- [Exercise task]
In the material below, please retype the lines from the very first through the one with "20, 25, 30];", exactly and without pictures.

- [Data block]
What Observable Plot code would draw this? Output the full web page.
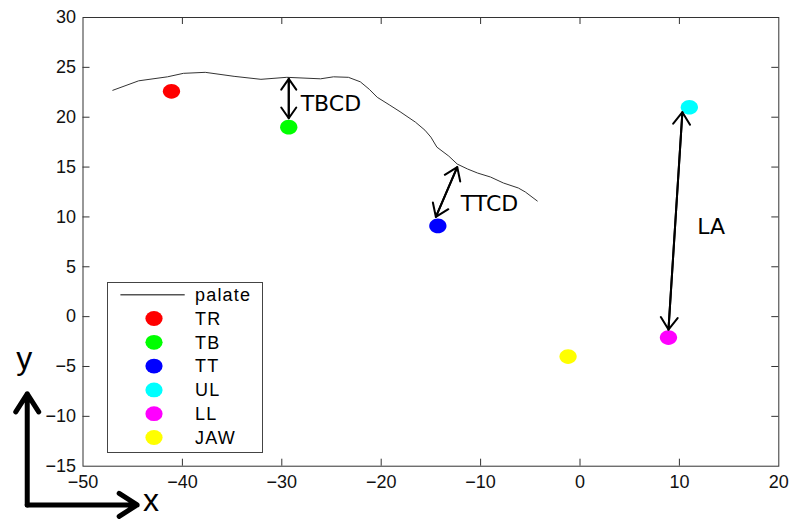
<!DOCTYPE html>
<html>
<head>
<meta charset="utf-8">
<script src="https://cdn.jsdelivr.net/npm/d3@7"></script>
<script src="https://cdn.jsdelivr.net/npm/@observablehq/plot@0.6"></script>
<style>
  html, body { margin: 0; padding: 0; background: #fff; }
  #chart { position: relative; width: 790px; height: 520px; overflow: hidden; }
  #legend { position: absolute; left: 107px; top: 282px; }
</style>
</head>
<body>
<div id="chart"></div>
<script>
// Palate contour (mm)
const palateX = [-47.0, -44.4, -41.5, -39.9, -37.7, -34.8, -32.1, -29.5, -26.1, -24.8, -23.3, -22.1, -21.2, -20.4, -19.2, -18.1, -16.55, -15.6, -15.0, -14.4, -13.2, -12.35, -11.3, -10.3, -9.0, -7.7, -6.2, -5.5, -4.3];
const palateY = [22.7, 23.65, 24.05, 24.4, 24.5, 24.1, 23.8, 24.0, 23.85, 24.05, 24.0, 23.55, 22.8, 22.0, 21.25, 20.55, 19.5, 18.7, 18.0, 17.0, 16.1, 15.3, 14.8, 14.4, 14.0, 13.4, 12.9, 12.5, 11.6];

// Sensor positions
const sensors = ["TR", "TB", "TT", "UL", "LL", "JAW"];
const sensorX = [-41.1, -29.3, -14.3, 11.0, 8.9, -1.2];
const sensorY = [22.6, 19.0, 9.1, 21.0, -2.1, -4.0];
const sensorColors = ["#ff0000", "#00ff00", "#0000ff", "#00ffff", "#ff00ff", "#ffff00"];

// Distance measures (double-headed arrows) and their labels
const measures = ["TBCD", "TTCD", "LA"];
const measureX1 = [-29.3, -14.5, 8.9];
const measureY1 = [19.9, 10.0, -1.3];
const measureX2 = [-29.3, -12.35, 10.3];
const measureY2 = [23.85, 15.0, 20.5];
const labelX = [-28.1, -12.0, 11.8];
const labelY = [20.6, 10.6, 8.3];

// Coordinate-system guide (x and y direction arrows)
const guideNames = ["x", "y"];
const guideX2 = [-44.55, -55.61];
const guideY2 = [-18.88, -7.74];
const guideOriginX = -55.61;
const guideOriginY = -18.88;
const guideLabelX = [-43.16, -55.9];
const guideLabelY = [-19.5, -5.27];

// Axis ticks
const xTicks = [-50, -40, -30, -20, -10, 0, 10, 20];
const yTicks = [-15, -10, -5, 0, 5, 10, 15, 20, 25, 30];

const palate = palateX.map((x, i) => ({x, y: palateY[i]}));
const points = sensors.map((name, i) => ({name, x: sensorX[i], y: sensorY[i], color: sensorColors[i]}));
const arrows = measures.map((name, i) => ({name, x1: measureX1[i], y1: measureY1[i], x2: measureX2[i], y2: measureY2[i], lx: labelX[i], ly: labelY[i]}));
const guides = guideNames.map((name, i) => ({name, x2: guideX2[i], y2: guideY2[i], lx: guideLabelX[i], ly: guideLabelY[i]}));

// Slightly wide ellipse used for the sensor markers
const ellipse = {
  draw(ctx, size) {
    const r = Math.sqrt(size / Math.PI), rx = r * 1.08, ry = r * 0.92, k = 0.5523;
    ctx.moveTo(rx, 0);
    ctx.bezierCurveTo(rx, ry * k, rx * k, ry, 0, ry);
    ctx.bezierCurveTo(-rx * k, ry, -rx, ry * k, -rx, 0);
    ctx.bezierCurveTo(-rx, -ry * k, -rx * k, -ry, 0, -ry);
    ctx.bezierCurveTo(rx * k, -ry, rx, -ry * k, rx, 0);
    ctx.closePath();
  }
};

const W = 790, H = 520;
const mL = 82.5, mR = 11.7, mT = 17, mB = 54.3;
const innerW = W - mL - mR, innerH = H - mT - mB;
const tickLen = 7;

const chart = Plot.plot({
  width: W,
  height: H,
  marginLeft: mL,
  marginRight: mR,
  marginTop: mT,
  marginBottom: mB,
  style: {fontFamily: "'Liberation Sans', Arial, sans-serif", fontSize: "18px", color: "#000", background: "#fff"},
  x: {domain: [-50, 20], label: null},
  y: {domain: [-15, 30], label: null},
  marks: [
    Plot.axisX(xTicks, {tickSize: 0, tickPadding: 9, fontSize: 18, fill: "#111"}),
    Plot.axisY(yTicks, {tickSize: 0, tickPadding: 7, fontSize: 18, fill: "#111"}),
    // inward ticks on all four sides
    Plot.tickX(xTicks.slice(1, -1), {x: d => d, insetTop: innerH - tickLen, stroke: "#333"}),
    Plot.tickX(xTicks.slice(1, -1), {x: d => d, insetBottom: innerH - tickLen, stroke: "#333"}),
    Plot.tickY(yTicks.slice(1, -1), {y: d => d, insetRight: innerW - tickLen, stroke: "#333"}),
    Plot.tickY(yTicks.slice(1, -1), {y: d => d, insetLeft: innerW - tickLen, stroke: "#333"}),
    Plot.frame({stroke: "#333", strokeWidth: 1}),
    Plot.line(palate, {x: "x", y: "y", stroke: "#333", strokeWidth: 1}),
    Plot.dot(points, {x: "x", y: "y", fill: "color", r: 8, symbol: ellipse, stroke: null}),
    Plot.arrow(arrows, {x1: "x1", y1: "y1", x2: "x2", y2: "y2", stroke: "#000", strokeWidth: 2, headLength: 11, headAngle: 70}),
    Plot.arrow(arrows, {x1: "x2", y1: "y2", x2: "x1", y2: "y1", stroke: "#000", strokeWidth: 2, headLength: 11, headAngle: 70}),
    Plot.text(arrows, {x: "lx", y: "ly", text: "name", textAnchor: "start", lineAnchor: "bottom", fontSize: 22, fontFamily: "'DejaVu Sans', sans-serif", fill: "#000"}),
    Plot.arrow(guides, {x1: guideOriginX, y1: guideOriginY, x2: "x2", y2: "y2", stroke: "#000", strokeWidth: 5, headLength: 6.4, headAngle: 65}),
    Plot.text(guides, {x: "lx", y: "ly", text: "name", textAnchor: "middle", lineAnchor: "bottom", fontSize: 32, fill: "#000"})
  ]
});
document.getElementById("chart").appendChild(chart);

// Legend box drawn over the lower-left of the plot area
const lgW = 155, lgH = 170;
const legend = d3.select("#chart").append("svg")
  .attr("id", "legend")
  .attr("width", lgW + 1).attr("height", lgH + 1)
  .style("font-family", "'Liberation Sans', Arial, sans-serif")
  .style("font-size", "18px");
legend.append("rect")
  .attr("x", 0.5).attr("y", 0.5).attr("width", lgW).attr("height", lgH)
  .attr("fill", "#fff").attr("stroke", "#444").attr("stroke-width", 1);
const rowY0 = 12.7, rowStep = 23.8, swatchX = 47, textX = 88;
legend.append("line")
  .attr("x1", 13.4).attr("x2", 77.7).attr("y1", rowY0).attr("y2", rowY0)
  .attr("stroke", "#555").attr("stroke-width", 1.5);
legend.append("text")
  .attr("x", textX).attr("y", rowY0).attr("dy", "0.35em")
  .attr("letter-spacing", "1.2px").text("palate");
points.forEach((p, i) => {
  const cy = rowY0 + rowStep * (i + 1);
  legend.append("ellipse").attr("cx", swatchX).attr("cy", cy).attr("rx", 8.6).attr("ry", 7.4).attr("fill", p.color);
  legend.append("text").attr("x", textX).attr("y", cy).attr("dy", "0.35em")
    .attr("letter-spacing", "1.2px").text(p.name);
});
</script>
</body>
</html>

- [Response to this exercise]
What Observable Plot code would draw this? Output the full web page.
<!DOCTYPE html>
<html>
<head>
<meta charset="utf-8">
<script src="https://cdn.jsdelivr.net/npm/d3@7"></script>
<script src="https://cdn.jsdelivr.net/npm/@observablehq/plot@0.6"></script>
<style>
  html, body { margin: 0; padding: 0; background: #fff; }
  #chart { position: relative; width: 790px; height: 520px; overflow: hidden; }
  #legend { position: absolute; left: 107px; top: 282px; }
</style>
</head>
<body>
<div id="chart"></div>
<script>
// Palate contour (mm)
const palateX = [-47.0, -44.4, -41.5, -39.9, -37.7, -34.8, -32.1, -29.5, -26.1, -24.8, -23.3, -22.1, -21.2, -20.4, -19.2, -18.1, -16.55, -15.6, -15.0, -14.4, -13.2, -12.35, -11.3, -10.3, -9.0, -7.7, -6.2, -5.5, -4.3];
const palateY = [22.7, 23.65, 24.05, 24.4, 24.5, 24.1, 23.8, 24.0, 23.85, 24.05, 24.0, 23.55, 22.8, 22.0, 21.25, 20.55, 19.5, 18.7, 18.0, 17.0, 16.1, 15.3, 14.8, 14.4, 14.0, 13.4, 12.9, 12.5, 11.6];

// Sensor positions
const sensors = ["TR", "TB", "TT", "UL", "LL", "JAW"];
const sensorX = [-41.1, -29.3, -14.3, 11.0, 8.9, -1.2];
const sensorY = [22.6, 19.0, 9.1, 21.0, -2.1, -4.0];
const sensorColors = ["#ff0000", "#00ff00", "#0000ff", "#00ffff", "#ff00ff", "#ffff00"];

// Distance measures (double-headed arrows) and their labels
const measures = ["TBCD", "TTCD", "LA"];
const measureX1 = [-29.3, -14.5, 8.9];
const measureY1 = [19.9, 10.0, -1.3];
const measureX2 = [-29.3, -12.35, 10.3];
const measureY2 = [23.85, 15.0, 20.5];
const labelX = [-28.1, -12.0, 11.8];
const labelY = [20.6, 10.6, 8.3];

// Coordinate-system guide (x and y direction arrows)
const guideNames = ["x", "y"];
const guideX2 = [-44.55, -55.61];
const guideY2 = [-18.88, -7.74];
const guideOriginX = -55.61;
const guideOriginY = -18.88;
const guideLabelX = [-43.16, -55.9];
const guideLabelY = [-19.5, -5.27];

// Axis ticks
const xTicks = [-50, -40, -30, -20, -10, 0, 10, 20];
const yTicks = [-15, -10, -5, 0, 5, 10, 15, 20, 25, 30];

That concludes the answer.